→ **WHAT TO PRODUCE**:
Below are the records; give again exactly the lines from the one containing "Give me the matplotlib source for this chart." through the one containing "return d + (a", leaving out pictures.

→ **RAW DATA**:
* Start *

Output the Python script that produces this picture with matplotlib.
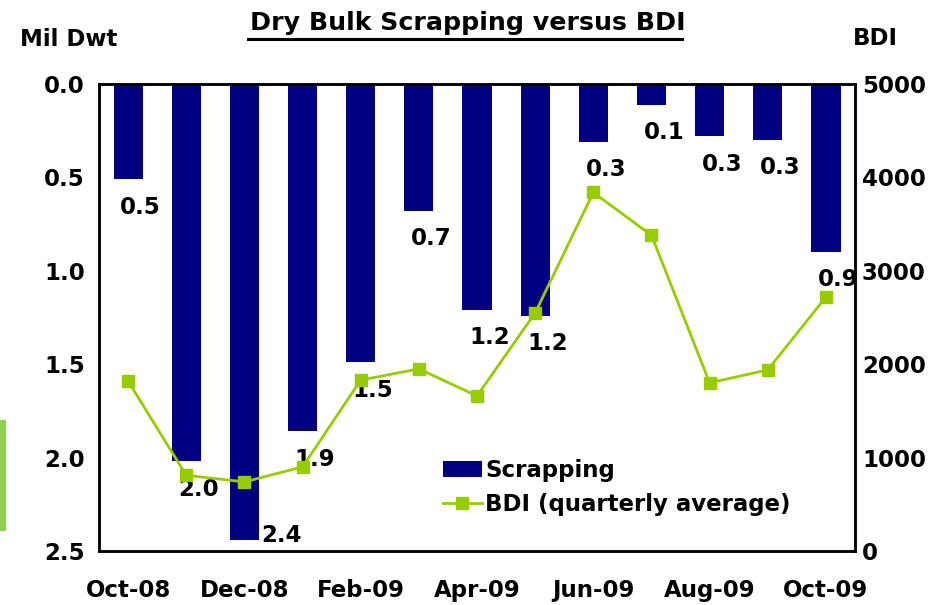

* End *
* Start *

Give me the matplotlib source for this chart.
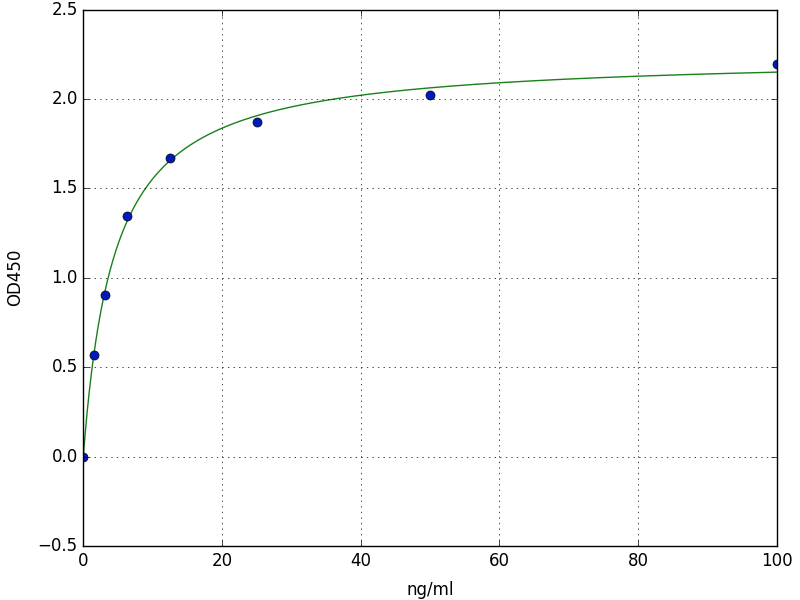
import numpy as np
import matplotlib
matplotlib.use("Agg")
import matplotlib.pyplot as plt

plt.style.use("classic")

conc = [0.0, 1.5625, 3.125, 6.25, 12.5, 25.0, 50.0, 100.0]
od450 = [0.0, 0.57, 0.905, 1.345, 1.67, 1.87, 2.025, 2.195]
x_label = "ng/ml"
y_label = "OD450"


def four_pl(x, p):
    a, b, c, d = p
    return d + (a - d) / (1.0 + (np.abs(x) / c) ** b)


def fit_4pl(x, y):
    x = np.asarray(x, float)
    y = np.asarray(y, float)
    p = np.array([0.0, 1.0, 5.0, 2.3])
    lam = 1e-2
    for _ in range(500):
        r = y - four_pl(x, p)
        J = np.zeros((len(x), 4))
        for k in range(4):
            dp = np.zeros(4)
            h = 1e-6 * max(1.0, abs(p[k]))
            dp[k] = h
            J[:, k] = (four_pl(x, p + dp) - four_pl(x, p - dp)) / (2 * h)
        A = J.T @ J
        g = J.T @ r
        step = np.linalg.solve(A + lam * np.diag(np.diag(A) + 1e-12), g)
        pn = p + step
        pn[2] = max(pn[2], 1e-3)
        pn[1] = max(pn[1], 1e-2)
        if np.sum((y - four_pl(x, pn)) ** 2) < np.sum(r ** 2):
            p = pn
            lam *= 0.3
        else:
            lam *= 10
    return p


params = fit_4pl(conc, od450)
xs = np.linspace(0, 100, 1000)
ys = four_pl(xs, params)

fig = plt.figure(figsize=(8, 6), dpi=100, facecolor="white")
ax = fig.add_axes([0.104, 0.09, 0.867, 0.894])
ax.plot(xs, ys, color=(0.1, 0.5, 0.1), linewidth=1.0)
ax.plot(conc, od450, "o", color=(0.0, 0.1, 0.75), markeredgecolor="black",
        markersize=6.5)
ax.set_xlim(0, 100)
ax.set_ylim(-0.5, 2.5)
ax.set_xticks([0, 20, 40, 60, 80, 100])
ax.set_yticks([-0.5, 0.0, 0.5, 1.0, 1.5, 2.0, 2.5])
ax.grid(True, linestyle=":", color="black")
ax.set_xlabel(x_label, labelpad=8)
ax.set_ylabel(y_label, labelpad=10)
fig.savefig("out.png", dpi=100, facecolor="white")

* End *
* Start *

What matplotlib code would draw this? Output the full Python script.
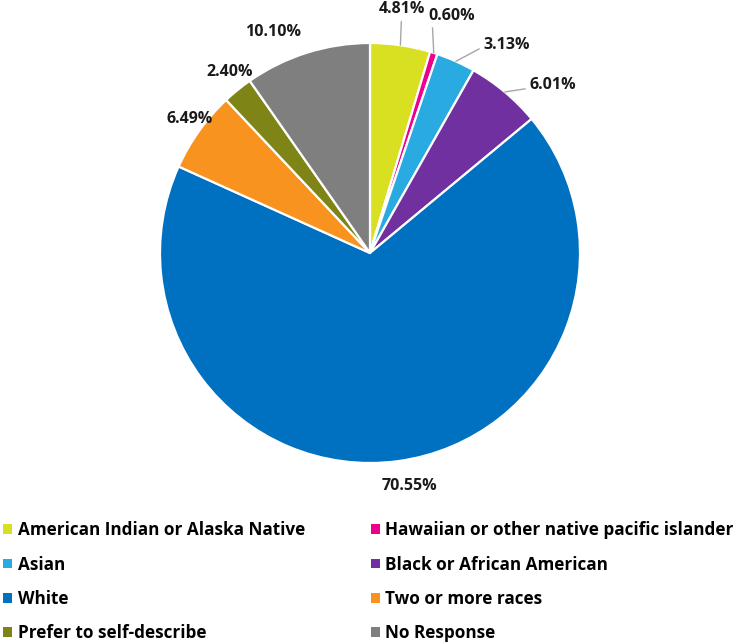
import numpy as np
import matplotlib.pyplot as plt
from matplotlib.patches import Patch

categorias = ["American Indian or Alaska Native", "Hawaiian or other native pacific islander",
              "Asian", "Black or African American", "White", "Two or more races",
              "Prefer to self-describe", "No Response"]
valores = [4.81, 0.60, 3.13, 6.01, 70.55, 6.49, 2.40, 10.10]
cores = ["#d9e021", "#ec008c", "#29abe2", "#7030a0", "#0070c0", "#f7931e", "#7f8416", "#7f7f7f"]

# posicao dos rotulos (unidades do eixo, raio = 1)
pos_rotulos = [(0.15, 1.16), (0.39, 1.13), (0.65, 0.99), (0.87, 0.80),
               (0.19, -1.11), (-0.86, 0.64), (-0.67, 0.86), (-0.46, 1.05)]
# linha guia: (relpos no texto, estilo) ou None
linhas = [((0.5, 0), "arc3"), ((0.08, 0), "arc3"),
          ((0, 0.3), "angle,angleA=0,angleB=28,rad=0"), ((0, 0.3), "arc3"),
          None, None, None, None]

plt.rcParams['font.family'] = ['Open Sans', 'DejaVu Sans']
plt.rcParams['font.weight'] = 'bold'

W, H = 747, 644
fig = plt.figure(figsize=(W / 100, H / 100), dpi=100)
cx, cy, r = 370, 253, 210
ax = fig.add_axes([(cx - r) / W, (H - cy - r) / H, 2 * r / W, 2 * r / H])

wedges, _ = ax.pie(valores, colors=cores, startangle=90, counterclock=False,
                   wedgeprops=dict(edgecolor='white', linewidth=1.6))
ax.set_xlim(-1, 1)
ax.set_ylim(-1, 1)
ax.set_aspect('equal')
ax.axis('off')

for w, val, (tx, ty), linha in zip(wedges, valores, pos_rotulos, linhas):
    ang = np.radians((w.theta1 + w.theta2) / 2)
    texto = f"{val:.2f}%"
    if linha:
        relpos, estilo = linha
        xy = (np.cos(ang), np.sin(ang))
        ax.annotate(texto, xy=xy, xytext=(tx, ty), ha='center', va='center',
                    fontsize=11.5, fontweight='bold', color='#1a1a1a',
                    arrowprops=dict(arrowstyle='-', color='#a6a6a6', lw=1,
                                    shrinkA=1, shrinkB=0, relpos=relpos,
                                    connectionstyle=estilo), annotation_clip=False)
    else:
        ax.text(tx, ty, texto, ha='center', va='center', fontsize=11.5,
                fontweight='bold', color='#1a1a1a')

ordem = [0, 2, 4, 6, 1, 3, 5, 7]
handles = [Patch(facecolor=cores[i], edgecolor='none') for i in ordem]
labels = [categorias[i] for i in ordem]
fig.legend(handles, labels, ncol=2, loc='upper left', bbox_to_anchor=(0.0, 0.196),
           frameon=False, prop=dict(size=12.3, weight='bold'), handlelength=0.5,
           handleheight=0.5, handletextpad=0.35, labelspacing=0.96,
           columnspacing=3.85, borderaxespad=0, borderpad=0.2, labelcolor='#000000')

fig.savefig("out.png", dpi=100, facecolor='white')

* End *

→ **ANSWER FOR THIS EXERCISE**:
Give me the matplotlib source for this chart.
import numpy as np
import matplotlib
matplotlib.use("Agg")
import matplotlib.pyplot as plt

plt.style.use("classic")

conc = [0.0, 1.5625, 3.125, 6.25, 12.5, 25.0, 50.0, 100.0]
od450 = [0.0, 0.57, 0.905, 1.345, 1.67, 1.87, 2.025, 2.195]
x_label = "ng/ml"
y_label = "OD450"


def four_pl(x, p):
    a, b, c, d = p
    return d + (a - d) / (1.0 + (np.abs(x) / c) ** b)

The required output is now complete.